Psychedelic drugs were a cornerstone of the counterculture; boundary-blurring is one of their major effects. They can give a sense of ultimate, cosmic unity—the supposed accomplishment of the monist stance. Short of that, they often melt distinctions of all sorts. It’s common, for instance, to have experiences of the commonality of all people, of humans with other creatures, and of the animate and inanimate.

Ecology—a new science—revealed that all life is connected in an intricate web of mutual dependencies. A cultural and political movement based on it began with Rachel Carson’s Silent Spring in 1962. Taking the unification of concerns a step further, countercultural theorist Theodore Roszak promoted “ecopsychology,” collapsing the distinctions among the natural, political, psychological, and spiritual worlds.

When you have experienced your intimate sameness with a tree, it is hard to take seriously human categories such as religions, nations, and races. The political universalism of the counterculture—the civil rights movement, the anti-war movement, feminism—was based in this monist conception of human commonality.

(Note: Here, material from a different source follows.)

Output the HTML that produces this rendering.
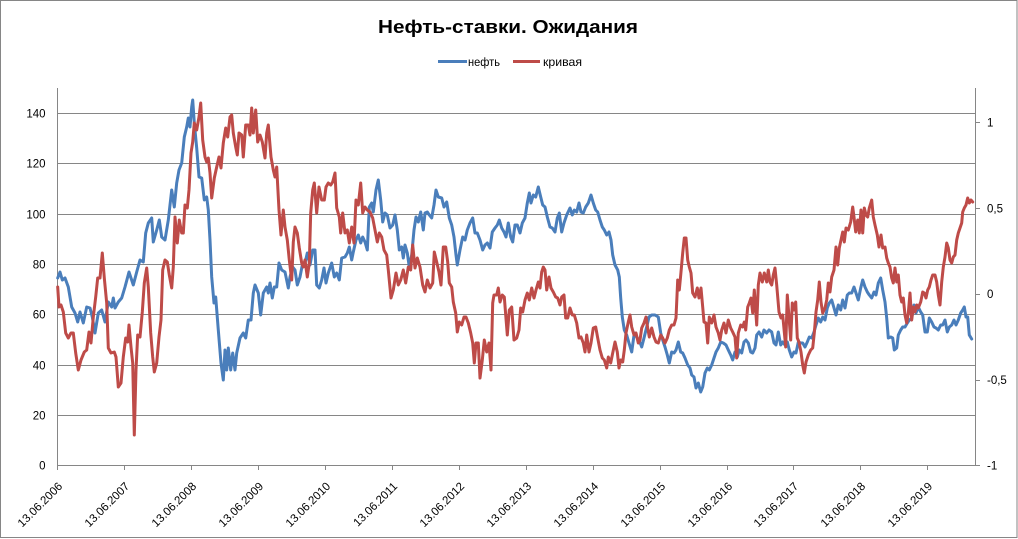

The feminist slogan “the personal is political” expressed the essence of monist politics. The private/public boundary, a foundational principle for Victorian systematicity, disintegrated. The distinction between ethics (“ought” in the personal realm) and politics (“ought” in the public realm) collapsed. This collapse caused the culture war we’ve been cursed with since, so I devote a full page to it later.

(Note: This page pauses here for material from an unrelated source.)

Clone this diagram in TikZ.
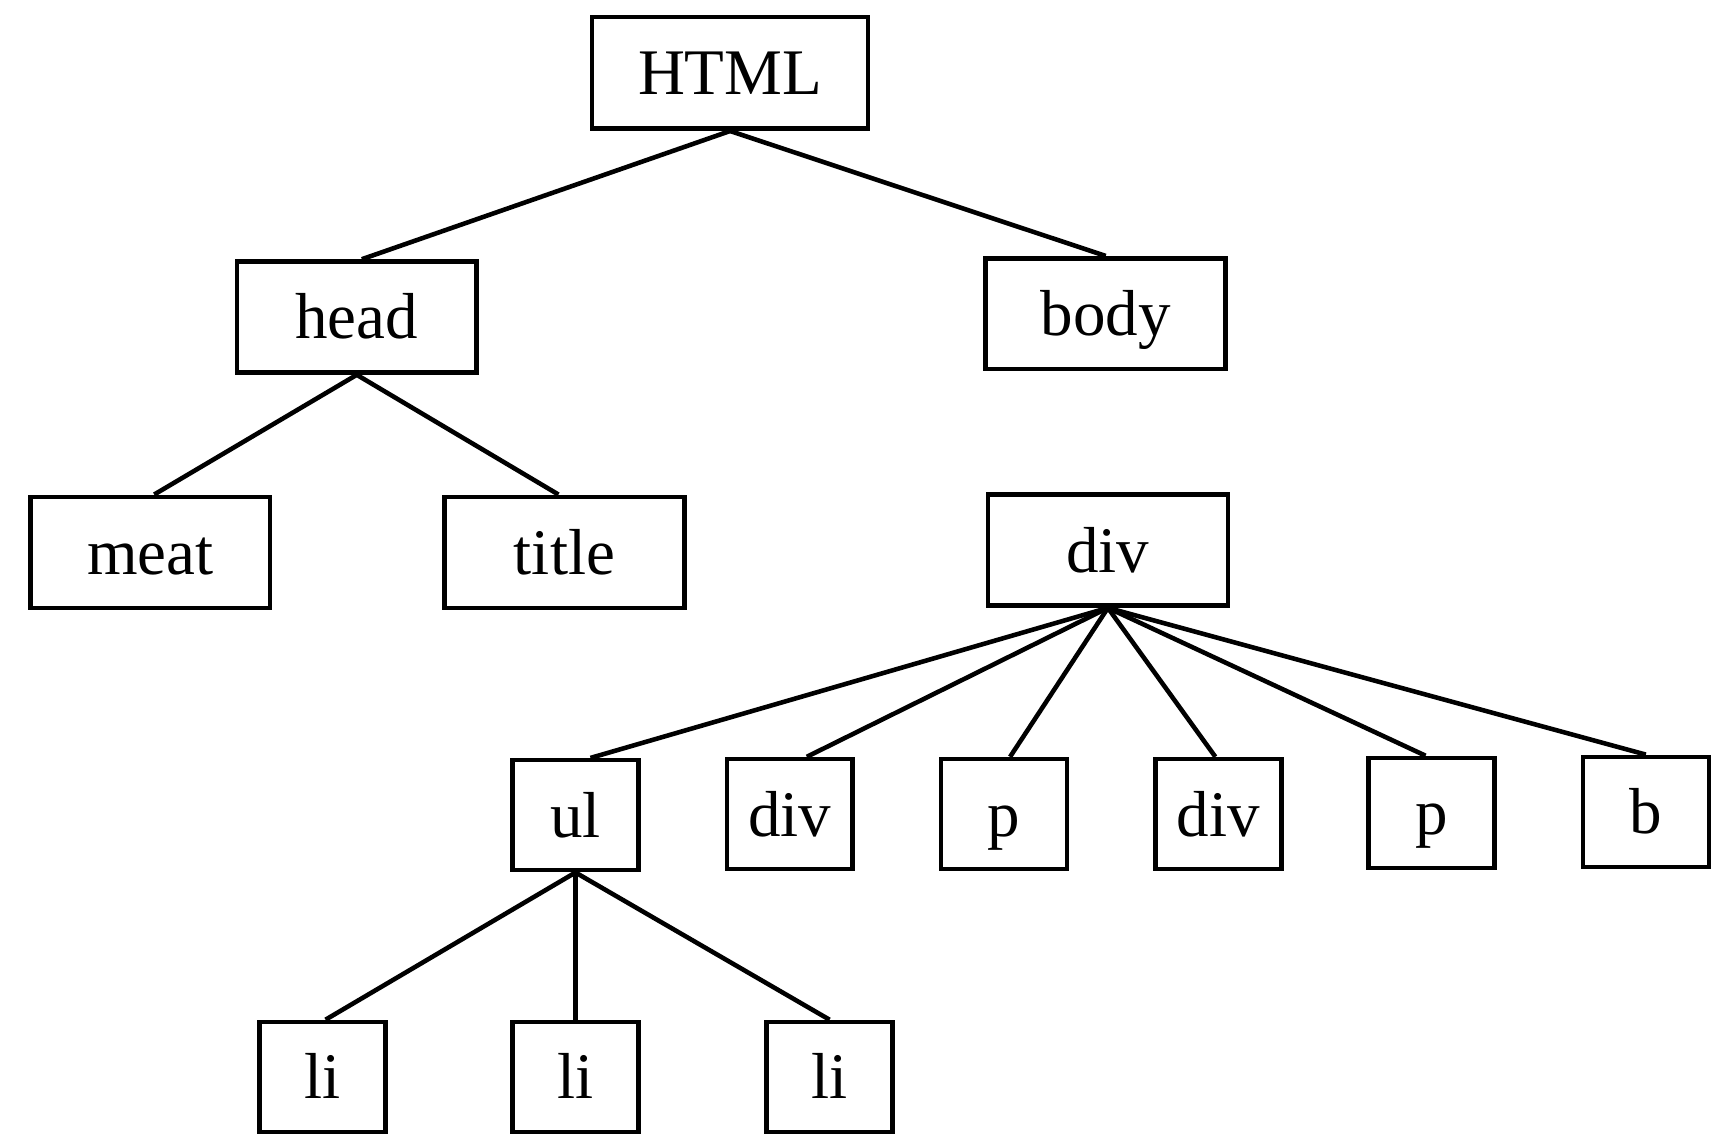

Blurring the self/other distinction also contributed to the collapse of the boundary between psychology and religion (or “spirituality”). Monist religion holds that one’s True Self is the same as God, and the entire universe. Thus, exploration of one’s personal psychology gives direct insight into the most profound metaphysical questions. Monism erased the boundary between sacred and profane matters; nothing was any longer outside the purview of spiritual concern.

Since the personal was now both political and spiritual, the distinction between religion and politics also collapsed. Demands for political change were considered not merely a matter of one social group promoting its material interests against others, but to reflect Ultimate Truth as given by the monist eternal ordering principle.

The “sexual revolution” dissolved the sexual boundary of marriage, and eliminated most distinctions between “morally” acceptable and unacceptable sexual acts. The sexual revolution also reflected a collapse of the division between private and public morality. Privately, sexual mores had been loosening for half a century. A considerable gap had opened between what people did in their bedrooms and what they said in public. This was one of the most obvious forms of the 1950s moral hypocrisy that motivated the counterculture. To a significant extent, the sexual revolution merely allowed everyone to acknowledge what many had already been doing.

Feminism broke down boundaries between male and female social, sexual, and family roles.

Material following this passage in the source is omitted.